I have finally had it. I have my own problems and I am not strong enough to listen to others' ad infinitum!

I have not been well at all since July or August, when the Exemestane stopped working. We have tried several combinations of pills: Everolimus alone, in combination with Exemestane, lower dose of Everolimus and now this Megace. Either they don't work, or they work, but the side effects are unbearable. I live in limbo, floating from unpleasantness to unpleasantness - mostly sleeping. With this Megace I sleep 6-9 hours a night and then have 4-5 hours of naps during the day in small increments. And when I say nap, I mean I get so sleepy that I am off with the fairies as soon as my head hits the pillow. I can barely walk. I have difficulty getting up from a sitting to a standing position, and with Megace I sometimes have difficulty breathing. I have trouble driving at night, so I go out only when I can get a ride. Yesterday I realised I get too tired in large crowds, even when it's people I have known for years and really want to catch up with. Yet!

I keep my calendar active. I diarise every event I am interested in attending. I am active on social media and the phone.

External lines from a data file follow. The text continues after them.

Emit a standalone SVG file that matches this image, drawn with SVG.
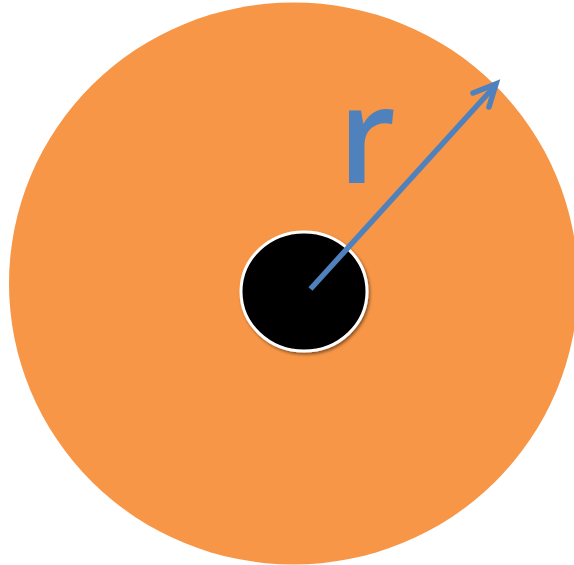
<svg xmlns="http://www.w3.org/2000/svg" width="574" height="565" viewBox="0 0 574 565">
  <style>
    .disc { fill: #F79646; }
    .core { fill: #000000; stroke: #FFFFFF; stroke-width: 3; }
    .radius { stroke: #4F81BD; stroke-width: 5.5; fill: none; }
    .label { font-family: "Open Sans", "Noto Sans", sans-serif; font-size: 134px; font-weight: 600; fill: #4F81BD; }
  </style>
  <defs>
    <filter id="shadow" x="-20%" y="-20%" width="140%" height="140%">
      <feDropShadow dx="1.5" dy="2" stdDeviation="1.5" flood-color="#000" flood-opacity="0.45"/>
    </filter>
  </defs>
  <rect width="574" height="565" fill="#FFFFFF"/>
  <g id="outer-disc">
    <ellipse class="disc" cx="293.5" cy="283.5" rx="284.5" ry="281"/>
  </g>
  <g id="inner-core">
    <ellipse class="core" cx="304" cy="291.5" rx="63" ry="59.5" filter="url(#shadow)"/>
  </g>
  <g id="connectors">
    <line class="radius" x1="310.5" y1="289" x2="494" y2="87" stroke-linecap="butt"/>
    <polyline class="radius" points="473,93 496,84 489,107" stroke-linecap="round" stroke-linejoin="miter"/>
  </g>
  <g id="radius-label">
    <text class="label" x="338" y="182.5">r</text>
  </g>
</svg>
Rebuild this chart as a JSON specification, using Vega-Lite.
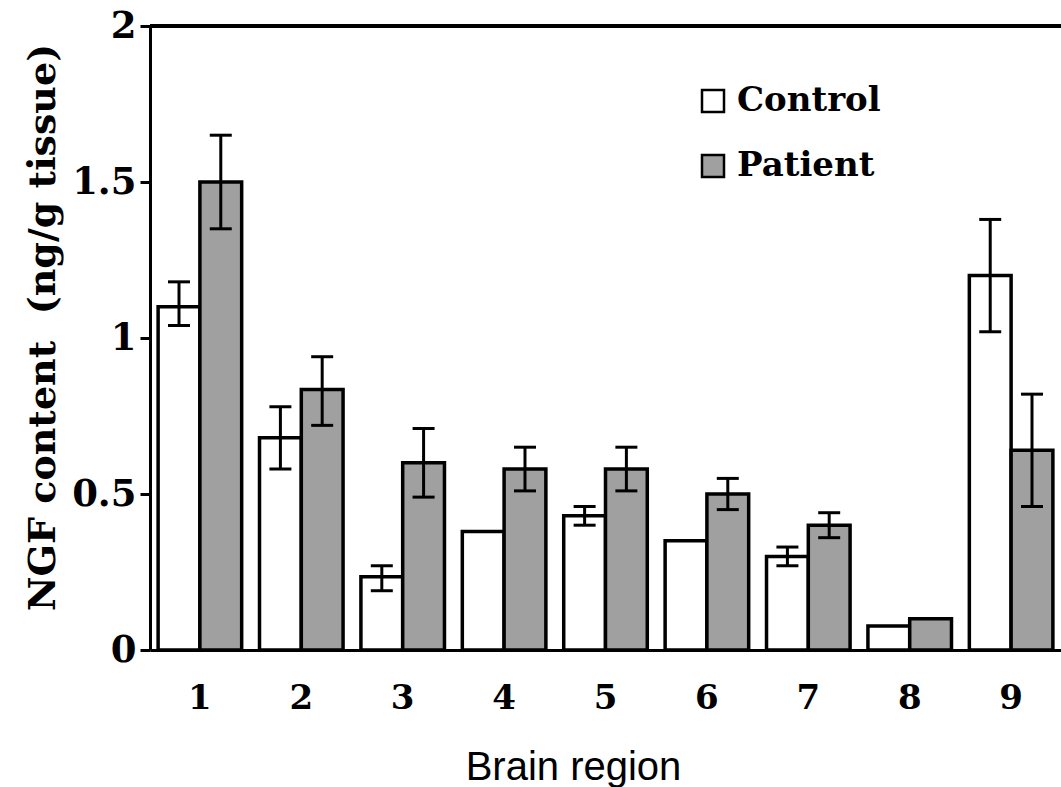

I stopped buying theatre tickets, but if I must, I do. The reality is that I am fully engaged in life, but in small doses. I am tending my garden and hopefully will start going back to swimming again this week. I did do some qigong a couple of times last week, and I continue to focus on my social justice project.

I really don't see how my symptoms are similar to clinical depression! My brain is a bit foggy, but we've been there before, with 3 years' of chemo-brain. That's why I do brain exercises BrainHQ and Lumosity, so it won't get really bad. Actually, it is quite fascinating how, with Lumosity, you can track your brain function changing with the different medications. (Yes, it's fascinating for an ex-science/medical writer).

I am getting tired of people trying to analyse 'what's wrong with me' and telling me that maybe the Professor is not so amazing after all. Well, that sometimes does go through my mind, but then this week I remembered a similar situation, when I had very strange symptoms and it took 35 tries to find a medication that my body would tolerate. That was almost 30 years ago and I am still here, and the medicine still works for that problem.

The memory of those times brought into focus very clearly that I am going through the same thing. My sensitive body is rebelling against the onslaught of heavy medication. Eventually, we will find the right one, and until then, I just have to manage the best I can. For the first time, it really forces me to make those end-of life decisions that I have refused to face. Actually, that part hasn't been as hard as I thought it would be. It's been very enlightening, and I am at peace with it all. Now, it's learning to accept how other people react to my condition that's proving so bloody hard to deal with.

The truth is that I may live anywhere from 1-20 years and life it still beautiful. The devil is in the detail.